──────── SOURCE EXCERPT
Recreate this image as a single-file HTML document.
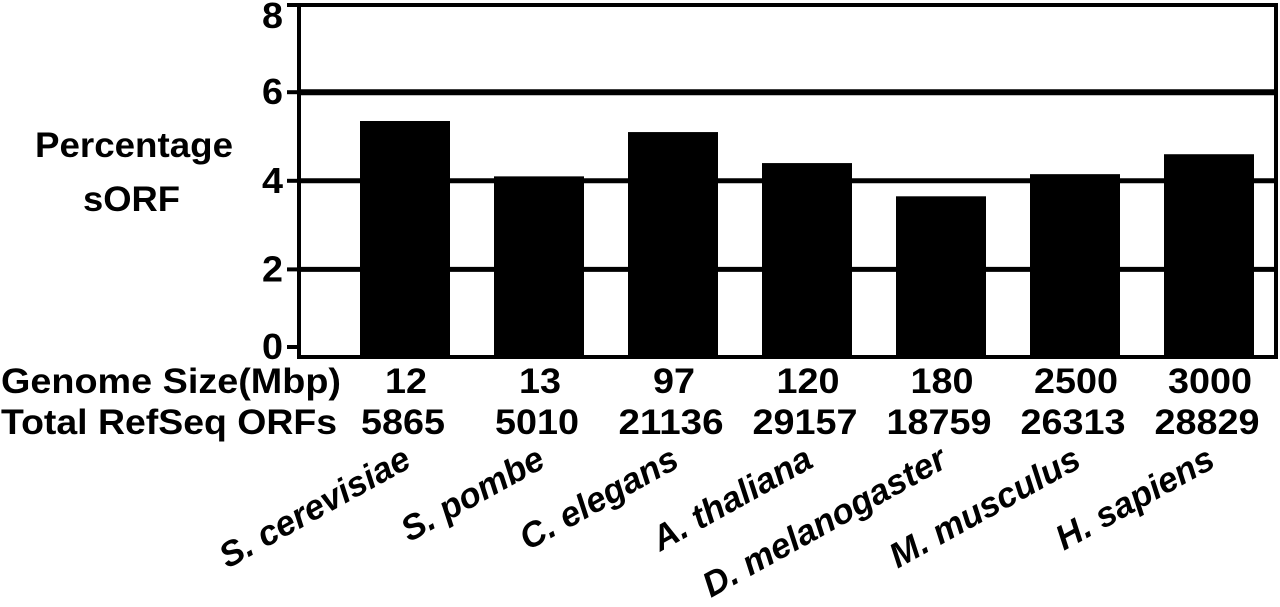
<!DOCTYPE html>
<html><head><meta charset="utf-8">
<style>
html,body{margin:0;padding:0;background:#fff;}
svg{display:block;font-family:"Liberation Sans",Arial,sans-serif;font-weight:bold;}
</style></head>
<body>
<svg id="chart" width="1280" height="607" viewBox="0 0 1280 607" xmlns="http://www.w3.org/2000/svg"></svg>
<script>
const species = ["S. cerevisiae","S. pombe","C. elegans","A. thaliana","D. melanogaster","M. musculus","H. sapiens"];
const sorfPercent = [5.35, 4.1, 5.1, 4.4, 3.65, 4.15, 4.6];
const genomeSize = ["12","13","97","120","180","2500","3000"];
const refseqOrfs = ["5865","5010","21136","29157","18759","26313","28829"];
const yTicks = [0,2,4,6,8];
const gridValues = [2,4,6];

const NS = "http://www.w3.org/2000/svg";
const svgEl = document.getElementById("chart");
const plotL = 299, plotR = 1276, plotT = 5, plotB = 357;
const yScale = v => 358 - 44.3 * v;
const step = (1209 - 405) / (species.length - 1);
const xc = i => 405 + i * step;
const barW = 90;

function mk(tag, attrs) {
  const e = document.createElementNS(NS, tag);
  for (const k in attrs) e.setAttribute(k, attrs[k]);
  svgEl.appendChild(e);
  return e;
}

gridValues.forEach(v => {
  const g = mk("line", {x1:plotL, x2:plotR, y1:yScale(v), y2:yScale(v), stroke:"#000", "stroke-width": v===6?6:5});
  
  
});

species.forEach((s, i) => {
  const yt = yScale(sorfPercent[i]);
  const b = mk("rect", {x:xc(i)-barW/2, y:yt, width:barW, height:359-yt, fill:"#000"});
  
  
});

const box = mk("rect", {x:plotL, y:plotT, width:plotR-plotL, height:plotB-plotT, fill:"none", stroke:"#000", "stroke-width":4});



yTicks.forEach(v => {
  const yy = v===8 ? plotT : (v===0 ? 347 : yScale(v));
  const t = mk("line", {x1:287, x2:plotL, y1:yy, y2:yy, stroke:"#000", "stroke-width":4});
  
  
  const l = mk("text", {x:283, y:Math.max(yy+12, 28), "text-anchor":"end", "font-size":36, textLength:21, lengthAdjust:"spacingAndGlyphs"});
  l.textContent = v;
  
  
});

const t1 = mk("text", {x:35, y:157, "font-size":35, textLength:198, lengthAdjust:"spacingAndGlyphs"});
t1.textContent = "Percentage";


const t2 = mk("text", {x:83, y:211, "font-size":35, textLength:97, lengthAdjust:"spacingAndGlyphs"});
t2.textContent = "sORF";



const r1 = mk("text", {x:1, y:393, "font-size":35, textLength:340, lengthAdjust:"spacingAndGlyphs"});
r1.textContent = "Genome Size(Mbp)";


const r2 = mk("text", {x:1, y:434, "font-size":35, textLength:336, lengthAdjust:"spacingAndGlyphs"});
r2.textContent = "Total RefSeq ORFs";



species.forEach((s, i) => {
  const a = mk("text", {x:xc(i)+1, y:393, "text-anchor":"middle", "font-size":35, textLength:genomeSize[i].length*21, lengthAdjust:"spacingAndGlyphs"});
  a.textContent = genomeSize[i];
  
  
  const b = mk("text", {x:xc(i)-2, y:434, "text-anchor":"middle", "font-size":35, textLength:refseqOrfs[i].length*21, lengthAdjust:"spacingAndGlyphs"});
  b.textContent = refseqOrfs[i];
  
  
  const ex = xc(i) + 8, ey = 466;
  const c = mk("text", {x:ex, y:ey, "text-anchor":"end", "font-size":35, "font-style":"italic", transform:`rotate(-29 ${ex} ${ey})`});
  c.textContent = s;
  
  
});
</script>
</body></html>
────────────────
→ DIRECTIONS FOR THIS TASK
Produce an exact copy of each line of data, skipping embedded images.

→ WRITTEN SOLUTION
Recreate this image as a single-file HTML document.
<!DOCTYPE html>
<html><head><meta charset="utf-8">
<style>
html,body{margin:0;padding:0;background:#fff;}
svg{display:block;font-family:"Liberation Sans",Arial,sans-serif;font-weight:bold;}
</style></head>
<body>
<svg id="chart" width="1280" height="607" viewBox="0 0 1280 607" xmlns="http://www.w3.org/2000/svg"></svg>
<script>
const species = ["S. cerevisiae","S. pombe","C. elegans","A. thaliana","D. melanogaster","M. musculus","H. sapiens"];
const sorfPercent = [5.35, 4.1, 5.1, 4.4, 3.65, 4.15, 4.6];
const genomeSize = ["12","13","97","120","180","2500","3000"];
const refseqOrfs = ["5865","5010","21136","29157","18759","26313","28829"];
const yTicks = [0,2,4,6,8];
const gridValues = [2,4,6];

const NS = "http://www.w3.org/2000/svg";
const svgEl = document.getElementById("chart");
const plotL = 299, plotR = 1276, plotT = 5, plotB = 357;
const yScale = v => 358 - 44.3 * v;
const step = (1209 - 405) / (species.length - 1);
const xc = i => 405 + i * step;
const barW = 90;

function mk(tag, attrs) {
  const e = document.createElementNS(NS, tag);
  for (const k in attrs) e.setAttribute(k, attrs[k]);
  svgEl.appendChild(e);
  return e;
}

gridValues.forEach(v => {
  const g = mk("line", {x1:plotL, x2:plotR, y1:yScale(v), y2:yScale(v), stroke:"#000", "stroke-width": v===6?6:5});
  
  
});

species.forEach((s, i) => {
  const yt = yScale(sorfPercent[i]);
  const b = mk("rect", {x:xc(i)-barW/2, y:yt, width:barW, height:359-yt, fill:"#000"});
  
  
});

const box = mk("rect", {x:plotL, y:plotT, width:plotR-plotL, height:plotB-plotT, fill:"none", stroke:"#000", "stroke-width":4});



yTicks.forEach(v => {
  const yy = v===8 ? plotT : (v===0 ? 347 : yScale(v));
  const t = mk("line", {x1:287, x2:plotL, y1:yy, y2:yy, stroke:"#000", "stroke-width":4});
  
  
  const l = mk("text", {x:283, y:Math.max(yy+12, 28), "text-anchor":"end", "font-size":36, textLength:21, lengthAdjust:"spacingAndGlyphs"});
  l.textContent = v;
  
  
});

const t1 = mk("text", {x:35, y:157, "font-size":35, textLength:198, lengthAdjust:"spacingAndGlyphs"});
t1.textContent = "Percentage";


const t2 = mk("text", {x:83, y:211, "font-size":35, textLength:97, lengthAdjust:"spacingAndGlyphs"});
t2.textContent = "sORF";



const r1 = mk("text", {x:1, y:393, "font-size":35, textLength:340, lengthAdjust:"spacingAndGlyphs"});
r1.textContent = "Genome Size(Mbp)";


const r2 = mk("text", {x:1, y:434, "font-size":35, textLength:336, lengthAdjust:"spacingAndGlyphs"});
r2.textContent = "Total RefSeq ORFs";



species.forEach((s, i) => {
  const a = mk("text", {x:xc(i)+1, y:393, "text-anchor":"middle", "font-size":35, textLength:genomeSize[i].length*21, lengthAdjust:"spacingAndGlyphs"});
  a.textContent = genomeSize[i];
  
  
  const b = mk("text", {x:xc(i)-2, y:434, "text-anchor":"middle", "font-size":35, textLength:refseqOrfs[i].length*21, lengthAdjust:"spacingAndGlyphs"});
  b.textContent = refseqOrfs[i];
  
  
  const ex = xc(i) + 8, ey = 466;
  const c = mk("text", {x:ex, y:ey, "text-anchor":"end", "font-size":35, "font-style":"italic", transform:`rotate(-29 ${ex} ${ey})`});
  c.textContent = s;
  
  
});
</script>
</body></html>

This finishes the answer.